The Conservative Leadership Race

Posted April 7, 2017
The choice of the new Conservative leader will be determined by a series of preferential ballots. The results of the first ballot may not be a good indicator of where things will end up.
Useful polling data are impossible to come by. The people who matter will be the 100,000 or so party members who vote on or before May 27th. A poll of all Canadians is certainly not representative of that group. Nor is a poll of people who voted Conservative in the last election.
Neither group will have well-informed views on the candidates, nor will they evaluate them in the same way as partisan party members. The party members in a constituency like Pontiac, Quebec, probably fewer than a hundred, will have the same collective weight as the thousand or more in each of Foothills, Alberta.
That is a good choice by the party, so that they get an appropriate pan-Canadian perspective. But it makes life even tougher for the pollsters to get reliable results.
Éric Grenier of the CBC has developed an index based on endorsements, fundraising, contributors, and polls. It has a good track record in predicting the results of the first ballot in leadership races of all parties, although it might have a tougher time in a race with 14 candidates and a different voting system.
In that system, the last-place candidate on each ballot is dropped off, and his or her votes are redistributed to other candidates based on their second choices—or subsequent choices if their next choice also drops off.
Members will have the opportunity to list up to ten choices, although many will decide on fewer for the excellent reason that they do not have informed views on that many. The final outcome will likely be determined not on how many first place votes any candidate gets, but on how many times they appear among the top five.
To evaluate any candidate’s prospects, it is at least as important to consider how many party members the candidate has offended as the number he or she has attracted.
It is possible to learn something about the policy positions of the candidates by looking at their websites, which all can be accessed via the party’s leadership contest website.
- There are many positions that appear frequently, no doubt informed by a perception of what will attract certain segments of the party faithful.
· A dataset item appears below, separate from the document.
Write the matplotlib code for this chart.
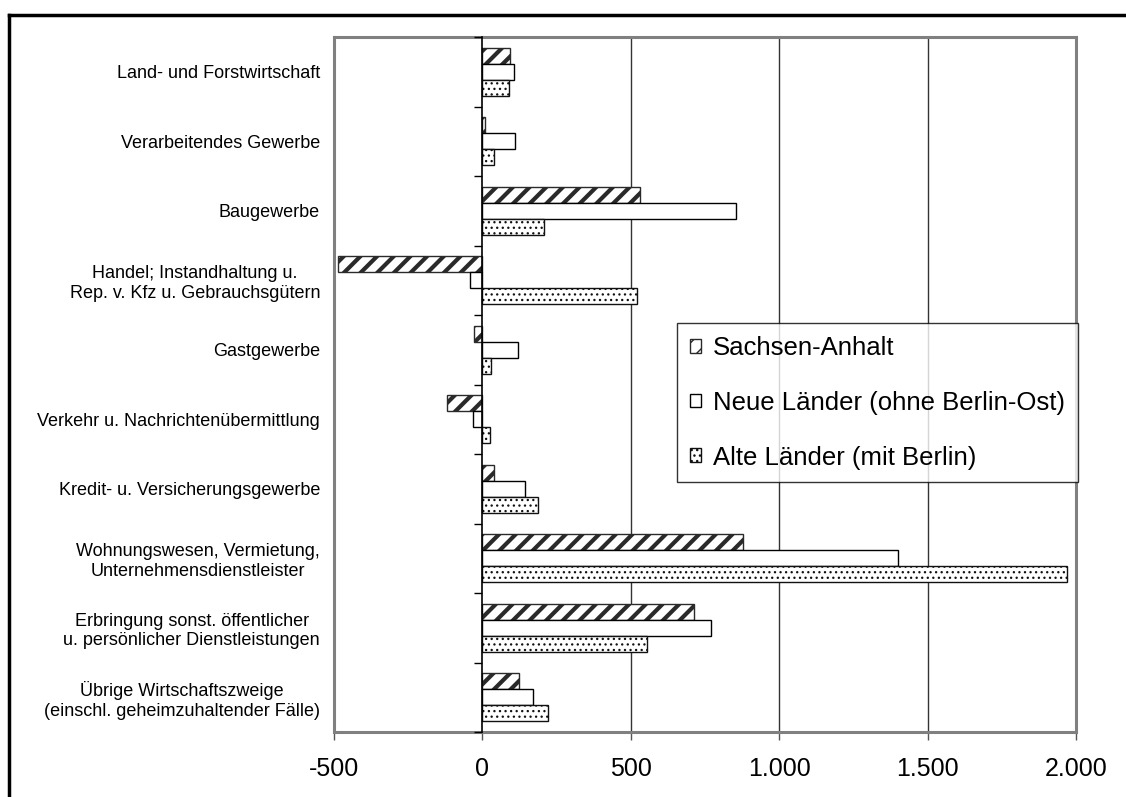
import matplotlib
matplotlib.use("Agg")
import matplotlib.pyplot as plt
from matplotlib.lines import Line2D
import numpy as np

plt.rcParams['font.family'] = ['Liberation Sans', 'DejaVu Sans']

categories = [
    "Land- und Forstwirtschaft",
    "Verarbeitendes Gewerbe",
    "Baugewerbe",
    "Handel; Instandhaltung u.\nRep. v. Kfz u. Gebrauchsgütern",
    "Gastgewerbe",
    "Verkehr u. Nachrichtenübermittlung",
    "Kredit- u. Versicherungsgewerbe",
    "Wohnungswesen, Vermietung,\nUnternehmensdienstleister",
    "Erbringung sonst. öffentlicher\nu. persönlicher Dienstleistungen",
    "Übrige Wirtschaftszweige\n(einschl. geheimzuhaltender Fälle)",
]
series_names = [
    "Sachsen-Anhalt",
    "Neue Länder (ohne Berlin-Ost)",
    "Alte Länder (mit Berlin)",
]
sachsen_anhalt = [92, 9, 530, -485, -27, -120, 40, 879, 712, 124]
neue_laender = [108, 111, 856, -41, 120, -33, 145, 1399, 771, 171]
alte_laender = [89, 38, 209, 522, 29, 24, 189, 1968, 554, 222]
x_ticks = [-500, 0, 500, 1000, 1500, 2000]
x_tick_labels = ["-500", "0", "500", "1.000", "1.500", "2.000"]

W, H = 1126, 797
fig = plt.figure(figsize=(W / 100, H / 100), dpi=100)
ax = fig.add_axes([334 / W, 1 - 732 / H, (1076 - 334) / W, (732 - 37) / H])

n = len(categories)
y = np.arange(n)
h = 0.23


def set_hatch_width(bars, lw):
    for p in bars:
        if hasattr(p, "set_hatch_linewidth"):
            p.set_hatch_linewidth(lw)


with plt.rc_context({"hatch.linewidth": 3.0}):
    sa_bars = ax.barh(y - h, sachsen_anhalt, height=h, facecolor="white",
                      edgecolor="#2a2a2a", hatch="//", linewidth=1.0,
                      label=series_names[0], zorder=3)
set_hatch_width(sa_bars, 3.0)

ax.barh(y, neue_laender, height=h, facecolor="white", edgecolor="black",
        linewidth=1.0, label=series_names[1], zorder=3)

with plt.rc_context({"hatch.linewidth": 0.9}):
    al_bars = ax.barh(y + h, alte_laender, height=h, facecolor="white",
                      edgecolor="#111111", hatch="...", linewidth=1.0,
                      label=series_names[2], zorder=3)
set_hatch_width(al_bars, 0.9)

ax.set_xlim(-500, 2000)
ax.set_ylim(n - 0.5, -0.5)

ax.set_xticks(x_ticks)
ax.set_xticklabels(x_tick_labels, fontsize=18)
ax.tick_params(axis="x", direction="out", length=6, width=1, color="#555555", pad=12)

ax.set_yticks(y)
ax.set_yticklabels(categories, fontsize=13, multialignment="center")
ax.tick_params(axis="y", length=0, pad=10)

for v in x_ticks[2:-1]:
    ax.axvline(v, color="#333333", linewidth=1.0, zorder=1)

for s in ax.spines.values():
    s.set_color("#808080")
    s.set_linewidth(2.2)

# category axis drawn at zero, with boundary ticks pointing left
zero_frac = (0 - (-500)) / 2500
sec = ax.secondary_yaxis(zero_frac)
sec.set_yticks(np.arange(n + 1) - 0.5)
sec.set_yticklabels([])
sec.tick_params(axis="y", direction="out", length=6, width=1, color="black")
sec.spines["left"].set_color("black")
sec.spines["left"].set_linewidth(1.2)
sec.set_zorder(4)

leg = fig.legend(loc="upper left", bbox_to_anchor=(677 / W, 1 - 323 / H),
                 fontsize=18.5, frameon=True, fancybox=False, edgecolor="black",
                 handlelength=0.45, handleheight=0.45, handletextpad=0.45,
                 labelspacing=1.2, borderpad=0.5, borderaxespad=0)
leg.get_frame().set_linewidth(1.0)

# outer frame around the chart
fig.add_artist(Line2D([9 / W, 9 / W], [0, 1 - 15 / H], color="black", linewidth=2.5,
                      transform=fig.transFigure))
fig.add_artist(Line2D([9 / W, 1], [1 - 15 / H, 1 - 15 / H], color="black", linewidth=2.5,
                      transform=fig.transFigure))

fig.savefig("out.png", dpi=100)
It is a curious mix.
- On the one hand they advocate for free or freer trade but, with no evident sense of irony, they also promise to “protect supply management for our dairy and poultry farms.”
- Conservative membership lists must include a lot of gun-owners. A typical promise undertakes to: “ensure that Canada’s firearms laws respect the rights of honest firearms owners, recognize the fact that hunting and sports shooting are an important part of Canadian culture and history…”
- Balancing the budget is a near-unanimous theme, sometimes with detailed explanations of how, and for others the usual undertakings to “…end corporate welfare…”, “force each and every government department to look closely at how their budgets are being spent” and “ensure that the money we spend goes to things that only the federal government can and should be doing…”
- There is a lot of support for resource development, and ending the carbon tax: “…Canadians all support cleaner air and water. But a carbon tax won’t do anything to protect our environment. All it will do is increase costs on business and kill jobs…”
These policies are common, but not universal. Next week, we will look at those areas where candidates have taken distinctive positions. And we will consider matters of style which, as Justin Trudeau has demonstrated, are often more influential with voters than matters of substance.
It will not be helpful to analyze all 14 contenders. Bearing in mind the importance of second and subsequent choices on a preferential ballot, there are no good indicators of who is really doing well.
Éric Grenier’s index of rankings in the first round of voting is the best we have. The top half includes Maxime Bernier, Kevin O’Leary, Andrew Scheer, Erin O’Toole, Kellie Leitch, Lisa Raitt, and Michael Chong.